In the recent past, the media depicted boys as much more sexual than girls, who were supposedly interested in romance instead. Even magazines like Dolly – which catered to girls and spoke openly about sex – assumed girls’ sexual impulses would be awakened by their boyfriends’ advances.

This is clear even in well-meaning advice to girls about not being “pressured” into sex, which presupposes girls would not initiate sex themselves. Studies about Dolly and Girlfriend have also found their columnists downplayed girls’ sexual desires and insisted they were responsible for controlling boys’ sexual behaviours.

These ideas clearly influenced my interviewees. Many were deeply ashamed of masturbating by the time they were teenagers. Some were told not to masturbate by their parents. Others became fearful when their friends called masturbation disgusting. Charlotte* even read a book that said masturbating children developed excess phlegm.
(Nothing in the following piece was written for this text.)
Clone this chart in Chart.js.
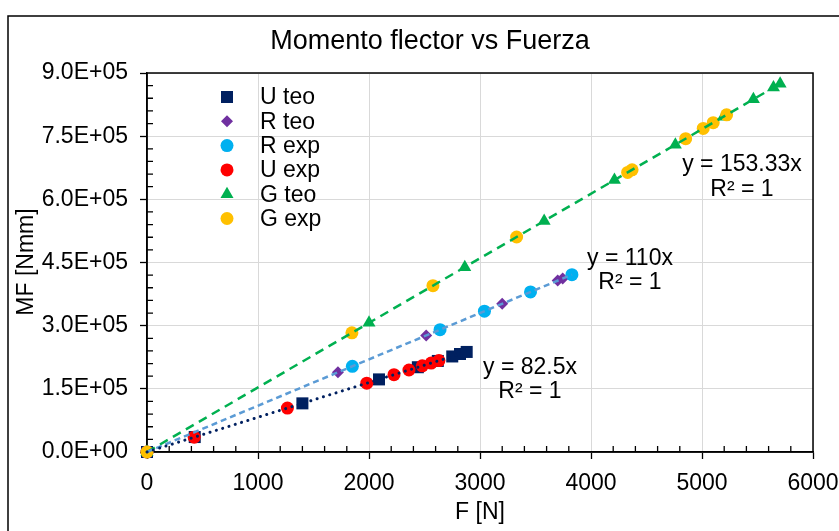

She concluded:

obviously you’re not meant to have fun like that […] obviously you’re not meant to do it yourself.

None of this stopped my interviewees from masturbating. It only stopped them from talking about it or thinking anyone else did it too.

A healthy sexuality

Teen media did not always have a negative influence. Several interviewees told me they learned the word “masturbation” from Dolly, which portrayed it as a normal and healthy practice. “Oh, that’s what I’ve been doing”, thought Nicole when she found instructions on how to masturbate in the magazine. This discovery was reassuring; so too were discussions about masturbation with friends (though very few people were brave enough to mention it out loud).

But my interviewees still felt conversations about sexual pleasure were missing from their media and their education. Jess, born in the 1990s, told me:

[In] high school, I had a great understanding of the mechanics. But pleasure had never been part of the discussion, you know?

Perhaps Poor Things could be instructive here.

Bella does not feel embarrassed about enjoying sex, nor in talking about it. This allows her to cast aside her controlling lovers and to question the conditions at her brothel workplace. She develops a healthy relationship to her sexuality; she knows sex should be enjoyable for her, not just for men, and that she should not be coerced into it.

Bella Baxter may be a fairy tale character who makes her own sexual rules. But we can learn from her. We can treat girls’ masturbation as natural and normal. We can show future generations there is nothing shameful about sexuality. And we can teach girls to know not just their sexual rights, but also their sexual pleasures.